There are also significant roadblocks to reforming this practice. The Biden administration promised reductions in the use of solitary confinement, but Casella says it didn’t create significant change. Biden’s administration poured millions more dollars into studying “restrictive housing”, despite the wealth of studies already in existence. Between 2019 and 2024, the number of people in solitary confinement increased.

Politics has become one of the biggest roadblocks to meaningful reform. Earlier this year, in New York, more than 11,000 New York prison guards launched a strike that, in part, demanded the rollback of the Halt Act, which capped isolation at 15 days and banned its use on vulnerable groups. In response, Governor Kathy Hochul suspended parts of the law for 90 days and deployed the national guard. Advocates condemned the rollback as a dangerous return to the inhumanity of the pre-Halt days, and a judge reversed the rollback on 2 July.
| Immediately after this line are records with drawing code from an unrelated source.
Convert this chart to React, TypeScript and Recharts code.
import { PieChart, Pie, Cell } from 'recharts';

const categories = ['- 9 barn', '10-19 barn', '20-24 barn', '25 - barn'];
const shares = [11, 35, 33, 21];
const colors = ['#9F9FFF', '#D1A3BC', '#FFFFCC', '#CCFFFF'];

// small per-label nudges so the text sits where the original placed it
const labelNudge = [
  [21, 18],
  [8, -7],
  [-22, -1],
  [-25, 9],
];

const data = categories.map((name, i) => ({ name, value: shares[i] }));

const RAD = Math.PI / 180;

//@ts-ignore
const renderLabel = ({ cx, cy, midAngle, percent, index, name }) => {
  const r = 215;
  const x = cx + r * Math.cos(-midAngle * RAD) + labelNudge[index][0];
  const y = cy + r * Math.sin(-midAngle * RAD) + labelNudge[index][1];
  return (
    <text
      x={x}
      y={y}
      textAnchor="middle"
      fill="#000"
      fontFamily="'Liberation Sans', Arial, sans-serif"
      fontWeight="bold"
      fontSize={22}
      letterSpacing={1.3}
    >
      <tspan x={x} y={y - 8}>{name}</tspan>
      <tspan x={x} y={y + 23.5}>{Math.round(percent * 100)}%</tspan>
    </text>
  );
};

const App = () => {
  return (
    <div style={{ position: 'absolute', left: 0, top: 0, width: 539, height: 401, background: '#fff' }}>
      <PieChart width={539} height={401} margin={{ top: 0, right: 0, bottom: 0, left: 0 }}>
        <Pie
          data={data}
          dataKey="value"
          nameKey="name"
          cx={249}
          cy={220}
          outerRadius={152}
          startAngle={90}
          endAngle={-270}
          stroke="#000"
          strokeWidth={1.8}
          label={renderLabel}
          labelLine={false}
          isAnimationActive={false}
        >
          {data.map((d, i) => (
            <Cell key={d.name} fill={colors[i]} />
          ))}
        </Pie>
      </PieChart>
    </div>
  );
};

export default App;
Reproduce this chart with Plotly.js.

Casella added that, with Trump in office, it was unlikely that significant reforms would happen at the federal level, increasing the importance of state and local battles. She’s hoping to see more reform-minded candidates win those races and push for incarceration models in line with the Scandinavian approach, which promotes education, job training, therapy and mental health support, as well as family visits and reintegration programs.

Organizations like Lowen’s have had success with humane approaches to incarceration.

In 2017, the Vera Institute’s Restoring Promise Initiative partnered with the Connecticut department of correction to transform a unit at Cheshire correctional institution – once a 22-hour lockdown maximum-security facility – into a mentorship-based, dignity-centered space for young adults.

The result: “We eliminated violence on that unit,” said Lowen. Incidents dropped across the prison, showing that training and restorative practices can work.

“The bottom line really is that it doesn’t make people living or working inside prisons or jails any safer,” Lowen said. “It doesn’t make the community safer, and in fact, it could actually contribute to folks being less safe.”

The experts interviewed for this story said Bryant’s case was a clear example of how solitary confinement is often unnecessary and needlessly cruel. On that 19 December phone call with his mother, he asked her not to tell his father about what he was experiencing. She told him she wouldn’t, then she encouraged him to stay strong.

“Oh Adam, I’m so sorry,” she said, fighting back tears. “I love you.”

“I love you, too,” he said before hanging up.